-- Begin --
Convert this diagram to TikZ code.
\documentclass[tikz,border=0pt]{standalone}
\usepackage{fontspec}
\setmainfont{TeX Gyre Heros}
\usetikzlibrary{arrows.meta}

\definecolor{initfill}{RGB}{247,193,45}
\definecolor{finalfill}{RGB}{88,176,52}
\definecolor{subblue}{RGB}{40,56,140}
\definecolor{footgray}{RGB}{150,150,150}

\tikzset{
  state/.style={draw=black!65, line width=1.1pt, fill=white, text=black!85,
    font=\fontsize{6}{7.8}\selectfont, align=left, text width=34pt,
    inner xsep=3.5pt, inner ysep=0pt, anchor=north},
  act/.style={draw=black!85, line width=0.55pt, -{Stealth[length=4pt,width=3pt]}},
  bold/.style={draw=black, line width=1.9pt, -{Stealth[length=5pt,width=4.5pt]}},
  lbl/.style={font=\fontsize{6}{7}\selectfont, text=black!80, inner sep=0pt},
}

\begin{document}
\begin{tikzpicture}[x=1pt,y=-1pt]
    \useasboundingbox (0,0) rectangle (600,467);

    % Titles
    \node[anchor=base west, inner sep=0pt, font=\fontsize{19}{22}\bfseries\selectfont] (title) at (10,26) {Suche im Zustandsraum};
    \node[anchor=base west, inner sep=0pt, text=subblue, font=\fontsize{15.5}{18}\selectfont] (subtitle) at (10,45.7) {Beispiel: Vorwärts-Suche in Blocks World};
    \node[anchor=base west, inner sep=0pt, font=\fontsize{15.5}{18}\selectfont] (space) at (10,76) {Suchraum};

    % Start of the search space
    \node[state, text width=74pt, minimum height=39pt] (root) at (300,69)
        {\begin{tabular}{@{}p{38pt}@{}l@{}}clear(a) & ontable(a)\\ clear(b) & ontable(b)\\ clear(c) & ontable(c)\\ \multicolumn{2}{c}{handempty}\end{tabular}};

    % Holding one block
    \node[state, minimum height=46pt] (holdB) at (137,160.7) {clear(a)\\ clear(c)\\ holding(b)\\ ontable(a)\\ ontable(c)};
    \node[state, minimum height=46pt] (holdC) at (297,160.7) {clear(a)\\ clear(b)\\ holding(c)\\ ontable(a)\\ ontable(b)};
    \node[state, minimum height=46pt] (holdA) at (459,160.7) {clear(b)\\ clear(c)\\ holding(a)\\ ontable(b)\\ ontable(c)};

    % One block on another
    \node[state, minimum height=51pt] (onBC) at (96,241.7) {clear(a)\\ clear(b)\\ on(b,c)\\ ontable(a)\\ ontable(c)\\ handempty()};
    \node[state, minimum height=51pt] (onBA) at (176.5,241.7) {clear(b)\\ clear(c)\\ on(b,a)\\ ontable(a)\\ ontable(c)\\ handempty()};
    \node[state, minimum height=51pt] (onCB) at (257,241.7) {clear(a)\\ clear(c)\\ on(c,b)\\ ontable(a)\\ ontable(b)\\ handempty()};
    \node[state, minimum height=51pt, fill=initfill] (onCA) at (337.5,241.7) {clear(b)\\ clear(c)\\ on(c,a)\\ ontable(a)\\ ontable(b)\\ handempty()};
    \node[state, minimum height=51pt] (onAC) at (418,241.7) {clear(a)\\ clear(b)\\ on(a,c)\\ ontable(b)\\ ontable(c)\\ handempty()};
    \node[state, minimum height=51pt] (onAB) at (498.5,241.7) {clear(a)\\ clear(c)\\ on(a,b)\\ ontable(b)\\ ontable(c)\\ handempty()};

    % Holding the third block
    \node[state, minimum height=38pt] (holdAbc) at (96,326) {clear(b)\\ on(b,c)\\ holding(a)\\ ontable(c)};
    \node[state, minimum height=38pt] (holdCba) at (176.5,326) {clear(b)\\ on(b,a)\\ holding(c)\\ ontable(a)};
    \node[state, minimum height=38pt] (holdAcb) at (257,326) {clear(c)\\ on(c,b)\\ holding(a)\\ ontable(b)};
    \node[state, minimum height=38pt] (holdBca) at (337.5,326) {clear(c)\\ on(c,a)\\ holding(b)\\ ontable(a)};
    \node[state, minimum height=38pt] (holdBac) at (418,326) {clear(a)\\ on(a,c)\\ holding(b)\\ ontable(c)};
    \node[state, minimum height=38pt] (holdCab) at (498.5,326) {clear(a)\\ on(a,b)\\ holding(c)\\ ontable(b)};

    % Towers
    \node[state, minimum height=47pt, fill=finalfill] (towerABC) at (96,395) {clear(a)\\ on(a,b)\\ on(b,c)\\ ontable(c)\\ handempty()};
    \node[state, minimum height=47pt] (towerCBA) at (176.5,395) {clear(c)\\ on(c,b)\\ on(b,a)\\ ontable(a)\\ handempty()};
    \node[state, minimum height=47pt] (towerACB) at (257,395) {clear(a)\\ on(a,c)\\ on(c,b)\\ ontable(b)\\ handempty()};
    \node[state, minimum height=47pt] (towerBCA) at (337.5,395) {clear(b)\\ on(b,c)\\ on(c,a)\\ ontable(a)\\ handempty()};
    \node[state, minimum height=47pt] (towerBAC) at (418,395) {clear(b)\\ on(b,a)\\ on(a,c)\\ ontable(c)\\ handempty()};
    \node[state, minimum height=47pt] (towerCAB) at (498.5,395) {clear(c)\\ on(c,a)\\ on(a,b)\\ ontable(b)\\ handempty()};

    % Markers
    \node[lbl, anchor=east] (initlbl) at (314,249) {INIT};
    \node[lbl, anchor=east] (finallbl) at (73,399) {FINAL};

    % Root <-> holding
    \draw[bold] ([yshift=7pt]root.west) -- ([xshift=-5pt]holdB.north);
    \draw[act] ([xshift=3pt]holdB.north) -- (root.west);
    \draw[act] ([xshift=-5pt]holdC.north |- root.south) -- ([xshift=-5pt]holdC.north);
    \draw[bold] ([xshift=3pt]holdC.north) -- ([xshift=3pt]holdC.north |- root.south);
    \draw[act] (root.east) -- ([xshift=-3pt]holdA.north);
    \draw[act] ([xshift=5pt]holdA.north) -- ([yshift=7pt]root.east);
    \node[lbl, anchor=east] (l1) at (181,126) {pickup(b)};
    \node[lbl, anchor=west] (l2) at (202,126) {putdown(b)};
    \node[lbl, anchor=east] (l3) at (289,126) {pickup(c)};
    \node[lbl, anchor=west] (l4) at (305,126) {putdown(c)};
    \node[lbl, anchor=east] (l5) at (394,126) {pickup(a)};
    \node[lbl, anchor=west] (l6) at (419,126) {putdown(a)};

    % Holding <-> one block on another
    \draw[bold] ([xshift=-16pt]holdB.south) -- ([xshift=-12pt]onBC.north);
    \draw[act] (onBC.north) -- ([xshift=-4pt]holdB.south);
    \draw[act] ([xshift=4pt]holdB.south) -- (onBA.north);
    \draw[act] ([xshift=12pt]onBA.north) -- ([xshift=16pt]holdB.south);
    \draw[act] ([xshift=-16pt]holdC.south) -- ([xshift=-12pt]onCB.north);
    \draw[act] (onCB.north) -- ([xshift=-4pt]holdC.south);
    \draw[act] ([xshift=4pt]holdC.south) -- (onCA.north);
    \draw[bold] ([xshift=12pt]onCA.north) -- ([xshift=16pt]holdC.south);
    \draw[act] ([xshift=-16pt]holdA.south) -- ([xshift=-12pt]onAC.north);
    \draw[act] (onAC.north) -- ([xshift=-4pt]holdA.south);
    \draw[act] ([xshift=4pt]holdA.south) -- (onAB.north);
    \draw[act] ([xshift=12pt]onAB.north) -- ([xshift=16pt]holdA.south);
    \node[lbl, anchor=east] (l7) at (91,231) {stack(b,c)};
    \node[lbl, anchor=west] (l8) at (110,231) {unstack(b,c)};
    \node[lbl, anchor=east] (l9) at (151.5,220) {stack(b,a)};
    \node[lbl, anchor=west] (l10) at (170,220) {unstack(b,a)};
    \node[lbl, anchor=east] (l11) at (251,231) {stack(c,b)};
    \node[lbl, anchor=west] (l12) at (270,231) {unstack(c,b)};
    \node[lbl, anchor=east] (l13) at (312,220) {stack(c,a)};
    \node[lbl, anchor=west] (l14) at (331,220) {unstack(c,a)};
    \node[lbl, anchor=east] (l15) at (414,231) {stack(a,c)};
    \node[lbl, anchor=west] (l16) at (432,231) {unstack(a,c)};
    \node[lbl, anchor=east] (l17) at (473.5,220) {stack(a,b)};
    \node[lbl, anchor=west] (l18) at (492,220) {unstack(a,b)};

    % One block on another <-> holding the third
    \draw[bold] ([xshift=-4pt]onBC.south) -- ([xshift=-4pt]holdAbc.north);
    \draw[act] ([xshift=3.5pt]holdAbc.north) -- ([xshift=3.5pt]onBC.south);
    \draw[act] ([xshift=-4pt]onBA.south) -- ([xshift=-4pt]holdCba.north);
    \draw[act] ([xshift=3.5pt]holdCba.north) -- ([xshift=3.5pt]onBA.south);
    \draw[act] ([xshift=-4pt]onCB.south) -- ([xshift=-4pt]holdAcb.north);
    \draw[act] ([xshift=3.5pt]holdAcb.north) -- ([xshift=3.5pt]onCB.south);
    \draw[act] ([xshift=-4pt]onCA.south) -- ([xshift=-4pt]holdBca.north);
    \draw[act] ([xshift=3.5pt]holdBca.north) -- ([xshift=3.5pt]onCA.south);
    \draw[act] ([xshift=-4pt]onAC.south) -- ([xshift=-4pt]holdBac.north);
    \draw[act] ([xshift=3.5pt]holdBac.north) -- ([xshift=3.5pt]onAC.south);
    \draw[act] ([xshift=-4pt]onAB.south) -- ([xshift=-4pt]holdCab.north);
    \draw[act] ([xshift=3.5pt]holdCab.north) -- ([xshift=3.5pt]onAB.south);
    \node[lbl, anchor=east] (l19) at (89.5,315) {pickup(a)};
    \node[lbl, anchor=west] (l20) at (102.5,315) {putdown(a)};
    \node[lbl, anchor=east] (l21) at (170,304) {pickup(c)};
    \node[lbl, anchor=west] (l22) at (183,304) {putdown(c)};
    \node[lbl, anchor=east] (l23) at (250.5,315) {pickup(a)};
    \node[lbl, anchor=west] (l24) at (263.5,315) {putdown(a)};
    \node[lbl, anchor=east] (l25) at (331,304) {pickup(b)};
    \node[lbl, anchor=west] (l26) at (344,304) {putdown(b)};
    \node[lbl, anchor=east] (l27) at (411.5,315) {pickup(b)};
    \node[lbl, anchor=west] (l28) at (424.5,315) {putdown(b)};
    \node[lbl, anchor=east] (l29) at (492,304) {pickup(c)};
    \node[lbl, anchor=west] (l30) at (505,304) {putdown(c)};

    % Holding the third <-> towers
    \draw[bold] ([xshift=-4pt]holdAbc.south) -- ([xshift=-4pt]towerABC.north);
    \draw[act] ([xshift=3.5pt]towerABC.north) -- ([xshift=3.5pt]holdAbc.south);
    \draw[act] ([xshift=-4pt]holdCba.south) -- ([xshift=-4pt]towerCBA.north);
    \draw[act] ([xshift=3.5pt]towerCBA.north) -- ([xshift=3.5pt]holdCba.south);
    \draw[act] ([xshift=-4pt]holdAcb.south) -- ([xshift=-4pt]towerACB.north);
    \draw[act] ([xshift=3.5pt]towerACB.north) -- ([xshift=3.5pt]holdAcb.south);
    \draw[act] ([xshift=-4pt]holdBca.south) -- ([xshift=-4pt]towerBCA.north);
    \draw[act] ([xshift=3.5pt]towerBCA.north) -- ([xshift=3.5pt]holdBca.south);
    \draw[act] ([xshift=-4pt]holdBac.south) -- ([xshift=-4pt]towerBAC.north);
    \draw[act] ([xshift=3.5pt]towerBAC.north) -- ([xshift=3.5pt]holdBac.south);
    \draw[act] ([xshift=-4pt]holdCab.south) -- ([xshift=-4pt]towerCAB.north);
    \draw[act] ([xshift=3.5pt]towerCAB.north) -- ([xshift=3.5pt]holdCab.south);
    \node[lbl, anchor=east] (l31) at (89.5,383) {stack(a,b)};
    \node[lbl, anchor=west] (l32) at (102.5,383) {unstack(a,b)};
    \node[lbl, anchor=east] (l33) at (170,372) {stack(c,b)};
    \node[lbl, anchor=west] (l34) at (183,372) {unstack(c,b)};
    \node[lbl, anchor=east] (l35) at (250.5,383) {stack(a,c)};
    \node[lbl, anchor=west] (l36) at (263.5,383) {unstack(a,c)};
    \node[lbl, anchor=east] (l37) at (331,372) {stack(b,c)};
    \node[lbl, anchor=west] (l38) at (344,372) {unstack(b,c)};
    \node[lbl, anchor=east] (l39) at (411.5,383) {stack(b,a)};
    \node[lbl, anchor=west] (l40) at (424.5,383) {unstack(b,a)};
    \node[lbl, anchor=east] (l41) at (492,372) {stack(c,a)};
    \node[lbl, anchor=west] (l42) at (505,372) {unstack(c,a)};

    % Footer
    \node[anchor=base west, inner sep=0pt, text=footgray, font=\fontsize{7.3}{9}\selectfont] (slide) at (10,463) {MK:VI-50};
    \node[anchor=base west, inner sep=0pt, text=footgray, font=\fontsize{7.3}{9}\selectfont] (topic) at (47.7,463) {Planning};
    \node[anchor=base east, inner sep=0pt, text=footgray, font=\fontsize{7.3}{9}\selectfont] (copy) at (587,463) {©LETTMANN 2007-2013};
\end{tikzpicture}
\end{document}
-- End --
Give back the listing exactly, please, from its first line to the line containing "minimum height=46pt] (holdA)", inclusive, and nothing past that line.

#### Result for this exercise:
Convert this diagram to TikZ code.
\documentclass[tikz,border=0pt]{standalone}
\usepackage{fontspec}
\setmainfont{TeX Gyre Heros}
\usetikzlibrary{arrows.meta}

\definecolor{initfill}{RGB}{247,193,45}
\definecolor{finalfill}{RGB}{88,176,52}
\definecolor{subblue}{RGB}{40,56,140}
\definecolor{footgray}{RGB}{150,150,150}

\tikzset{
  state/.style={draw=black!65, line width=1.1pt, fill=white, text=black!85,
    font=\fontsize{6}{7.8}\selectfont, align=left, text width=34pt,
    inner xsep=3.5pt, inner ysep=0pt, anchor=north},
  act/.style={draw=black!85, line width=0.55pt, -{Stealth[length=4pt,width=3pt]}},
  bold/.style={draw=black, line width=1.9pt, -{Stealth[length=5pt,width=4.5pt]}},
  lbl/.style={font=\fontsize{6}{7}\selectfont, text=black!80, inner sep=0pt},
}

\begin{document}
\begin{tikzpicture}[x=1pt,y=-1pt]
    \useasboundingbox (0,0) rectangle (600,467);

    % Titles
    \node[anchor=base west, inner sep=0pt, font=\fontsize{19}{22}\bfseries\selectfont] (title) at (10,26) {Suche im Zustandsraum};
    \node[anchor=base west, inner sep=0pt, text=subblue, font=\fontsize{15.5}{18}\selectfont] (subtitle) at (10,45.7) {Beispiel: Vorwärts-Suche in Blocks World};
    \node[anchor=base west, inner sep=0pt, font=\fontsize{15.5}{18}\selectfont] (space) at (10,76) {Suchraum};

    % Start of the search space
    \node[state, text width=74pt, minimum height=39pt] (root) at (300,69)
        {\begin{tabular}{@{}p{38pt}@{}l@{}}clear(a) & ontable(a)\\ clear(b) & ontable(b)\\ clear(c) & ontable(c)\\ \multicolumn{2}{c}{handempty}\end{tabular}};

    % Holding one block
    \node[state, minimum height=46pt] (holdB) at (137,160.7) {clear(a)\\ clear(c)\\ holding(b)\\ ontable(a)\\ ontable(c)};
    \node[state, minimum height=46pt] (holdC) at (297,160.7) {clear(a)\\ clear(b)\\ holding(c)\\ ontable(a)\\ ontable(b)};
    \node[state, minimum height=46pt] (holdA) at (459,160.7) {clear(b)\\ clear(c)\\ holding(a)\\ ontable(b)\\ ontable(c)};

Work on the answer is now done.